As Bloomberg News reported further:
A sudden combination of natural disasters joined man-made failures. The smog, called calima, is a meteorological phenomenon that involves ash and dust clouds fairly common for this time of year. Meanwhile a prolonged drought blamed on El Nino and related forest fires has arrived. Levels at the Guri dam in the south, which produces 40 percent of the country’s electricity, fell to a record low of 242.33 meters [recently].
The government has attempted to deliver potable water to residents in the cities, but oftentimes the delivery trucks are robbed, with gangs forcing drivers to dispense the clean water in an area they control. And, as Natural News reported just days ago, the Venezuelan government can no longer provide basic necessities, and inflation is set to reach an astounding 700 percent this year.
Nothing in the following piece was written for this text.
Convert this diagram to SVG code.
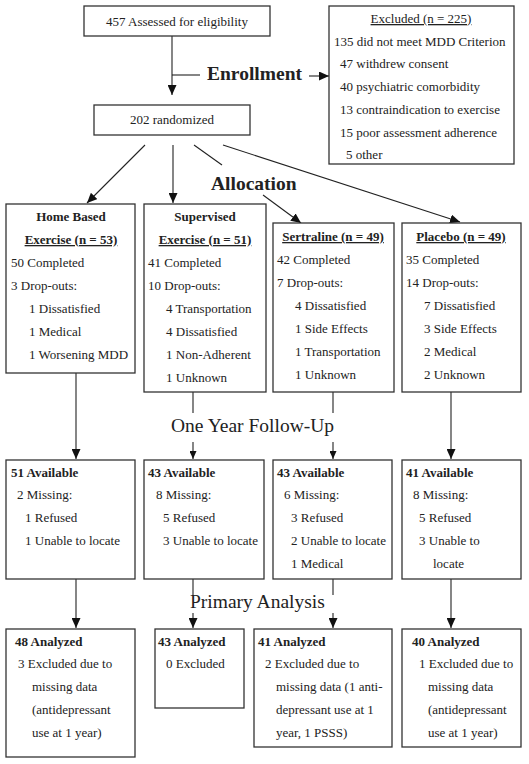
<svg xmlns="http://www.w3.org/2000/svg" width="529" height="764" viewBox="0 0 529 764">
<defs>
<style>
.box{fill:#fff;stroke:#333;stroke-width:1.3}
.ln{fill:none;stroke:#222;stroke-width:1.1}
text{font-family:"Liberation Serif","Times New Roman",serif;font-size:13px;fill:#222}
.b{font-weight:bold}
.u{text-decoration:underline}
.c{text-anchor:middle}
.big{font-size:19.5px}
</style>
<marker id="ah" markerUnits="userSpaceOnUse" markerWidth="10" markerHeight="9" refX="10" refY="4.5" orient="auto"><path d="M0,0 L10,4.5 L0,9 z" fill="#111"/></marker>
<marker id="as" markerUnits="userSpaceOnUse" markerWidth="8" markerHeight="7" refX="8" refY="3.5" orient="auto"><path d="M0,0 L8,3.5 L0,7 z" fill="#111"/></marker>
</defs>
<rect width="529" height="764" fill="#fff"/>

<g id="connectors">
<path class="ln" d="M172,36 V95" marker-end="url(#ah)"/>
<path class="ln" d="M172,75 H200"/>
<path class="ln" d="M309,76 H329" marker-end="url(#ah)"/>
<path class="ln" d="M145,145 L87,203" marker-end="url(#ah)"/>
<path class="ln" d="M173,145 V203" marker-end="url(#ah)"/>
<path class="ln" d="M194,145 L222,165"/>
<path class="ln" d="M263,195 L301,223" marker-end="url(#ah)"/>
<path class="ln" d="M223,145 L460,222" marker-end="url(#ah)"/>
<path class="ln" d="M76,373 V459" marker-end="url(#ah)"/>
<path class="ln" d="M193,392 V413"/>
<path class="ln" d="M193,442 V459" marker-end="url(#as)"/>
<path class="ln" d="M333,392 V413"/>
<path class="ln" d="M333,442 V459" marker-end="url(#as)"/>
<path class="ln" d="M451,392 V459" marker-end="url(#ah)"/>
<path class="ln" d="M76,579 V628" marker-end="url(#ah)"/>
<path class="ln" d="M193,579 V595"/>
<path class="ln" d="M193,613 V628" marker-end="url(#ah)"/>
<path class="ln" d="M333,579 V595"/>
<path class="ln" d="M333,613 V628" marker-end="url(#ah)"/>
<path class="ln" d="M451,579 V628" marker-end="url(#ah)"/>
</g>

<g id="labels">
<text class="b big" x="207" y="80">Enrollment</text>
<text class="b big" x="211" y="190">Allocation</text>
<text class="big" x="171" y="432">One Year Follow-Up</text>
<text class="big" x="190" y="608">Primary Analysis</text>
</g>

<g id="assessed">
<rect class="box" x="84" y="6" width="186" height="30"/>
<text class="c" x="177" y="26">457 Assessed for eligibility</text>
</g>

<g id="excluded">
<rect class="box" x="329" y="6" width="185" height="158"/>
<text class="c u" x="421" y="23">Excluded (n = 225)</text>
<text x="334" y="46">135 did not meet MDD Criterion</text>
<text x="340" y="68">47 withdrew consent</text>
<text x="340" y="91">40 psychiatric comorbidity</text>
<text x="340" y="114">13 contraindication to exercise</text>
<text x="340" y="137">15 poor assessment adherence</text>
<text x="346" y="159">5 other</text>
</g>

<g id="randomized">
<rect class="box" x="94" y="105" width="156" height="30"/>
<text class="c" x="172" y="124">202 randomized</text>
</g>

<g id="home">
<rect class="box" x="6" y="204" width="129" height="169"/>
<text class="c b" x="71" y="221">Home Based</text>
<text class="c b u" x="71" y="244">Exercise (n = 53)</text>
<text x="11" y="267">50 Completed</text>
<text x="11" y="290">3 Drop-outs:</text>
<text x="29" y="313">1 Dissatisfied</text>
<text x="29" y="336">1 Medical</text>
<text x="29" y="359">1 Worsening MDD</text>
</g>

<g id="supervised">
<rect class="box" x="144" y="204" width="122" height="188"/>
<text class="c b" x="205" y="221">Supervised</text>
<text class="c b u" x="205" y="244">Exercise (n = 51)</text>
<text x="148" y="267">41 Completed</text>
<text x="148" y="290">10 Drop-outs:</text>
<text x="166" y="313">4 Transportation</text>
<text x="166" y="336">4 Dissatisfied</text>
<text x="166" y="359">1 Non-Adherent</text>
<text x="166" y="382">1 Unknown</text>
</g>

<g id="sertraline">
<rect class="box" x="273" y="223" width="121" height="169"/>
<text class="c b u" x="333" y="241">Sertraline (n = 49)</text>
<text x="277" y="264">42 Completed</text>
<text x="277" y="287">7 Drop-outs:</text>
<text x="295" y="310">4 Dissatisfied</text>
<text x="295" y="333">1 Side Effects</text>
<text x="295" y="356">1 Transportation</text>
<text x="295" y="379">1 Unknown</text>
</g>

<g id="placebo">
<rect class="box" x="402" y="223" width="119" height="169"/>
<text class="c b u" x="461" y="241">Placebo (n = 49)</text>
<text x="406" y="264">35 Completed</text>
<text x="406" y="287">14 Drop-outs:</text>
<text x="424" y="310">7 Dissatisfied</text>
<text x="424" y="333">3 Side Effects</text>
<text x="424" y="356">2 Medical</text>
<text x="424" y="379">2 Unknown</text>
</g>

<g id="avail1">
<rect class="box" x="6" y="460" width="129" height="119"/>
<text class="b" x="11" y="477">51 Available</text>
<text x="17" y="499">2 Missing:</text>
<text x="25" y="522">1 Refused</text>
<text x="25" y="545">1 Unable to locate</text>
</g>

<g id="avail2">
<rect class="box" x="144" y="460" width="120" height="119"/>
<text class="b" x="148" y="477">43 Available</text>
<text x="156" y="499">8 Missing:</text>
<text x="163" y="522">5 Refused</text>
<text x="163" y="545">3 Unable to locate</text>
</g>

<g id="avail3">
<rect class="box" x="273" y="460" width="119" height="119"/>
<text class="b" x="277" y="477">43 Available</text>
<text x="284" y="499">6 Missing:</text>
<text x="291" y="522">3 Refused</text>
<text x="291" y="545">2 Unable to locate</text>
<text x="291" y="568">1 Medical</text>
</g>

<g id="avail4">
<rect class="box" x="402" y="460" width="119" height="119"/>
<text class="b" x="406" y="477">41 Available</text>
<text x="413" y="499">8 Missing:</text>
<text x="419" y="522">5 Refused</text>
<text x="419" y="545">3 Unable to</text>
<text x="433" y="568">locate</text>
</g>

<g id="analyzed1">
<rect class="box" x="6" y="629" width="129" height="128"/>
<text class="b" x="15" y="646">48 Analyzed</text>
<text x="18" y="668">3 Excluded due to</text>
<text x="32" y="691">missing data</text>
<text x="32" y="714">(antidepressant</text>
<text x="32" y="737">use at 1 year)</text>
</g>

<g id="analyzed2">
<rect class="box" x="155" y="629" width="89" height="79"/>
<text class="b" x="158" y="646">43 Analyzed</text>
<text x="166" y="668">0 Excluded</text>
</g>

<g id="analyzed3">
<rect class="box" x="254" y="629" width="138" height="118"/>
<text class="b" x="258" y="646">41 Analyzed</text>
<text x="265" y="668">2 Excluded due to</text>
<text x="276" y="691">missing data (1 anti-</text>
<text x="276" y="714">depressant use at 1</text>
<text x="276" y="737">year, 1 PSSS)</text>
</g>

<g id="analyzed4">
<rect class="box" x="402" y="629" width="119" height="118"/>
<text class="b" x="412" y="646">40 Analyzed</text>
<text x="419" y="668">1 Excluded due to</text>
<text x="428" y="691">missing data</text>
<text x="428" y="714">(antidepressant</text>
<text x="428" y="737">use at 1 year)</text>
</g>
</svg>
Many of these same problems have been occurring in the United States in the past few years, and they have been occurring at an ever-increasing rate, as our own infrastructure – some of it dating to the turn of the 20th century – begins to fail.
The price of improvement is steep – but the cost of doing nothing is higher
As reports have noted, the Environmental Protection Agency and Michigan environmental officials failed to prevent the contamination of thousands of residents of Flint, who were poisoned with high lead levels in their water, after the city decided to start using a nearby polluted river as its primary water source.
But Flint is far from the only city in America with that problem. The Daily Sheeple reports that other Michigan cities – Grand Rapids, Jackson, Detroit, Saginaw, Muskegon, Holland and several other cities – also have dangerous levels of lead in their water supplies.
And there are many, many other problem areas as well. According to the American Society of Civil Engineers, which puts together a report card every four years grading the nation’s infrastructure, in 2013 the U.S. received a grade of “D+,” as the group estimated infrastructure upgrades to water pipes, the electric grid, roads and bridges would surpass $3.6 trillion.
The worst areas of infrastructure, according to the ASCE:
— Energy – D+
— Transit – D
— Aviation – D
— Levees – D-
— Dams – D
— Drinking water – D
Rail received a C+ as did bridges, with “solid waste” scoring the best with a B-. But clearly we have lots of (expensive) work to do to prevent us from becoming the next great big Venezuela.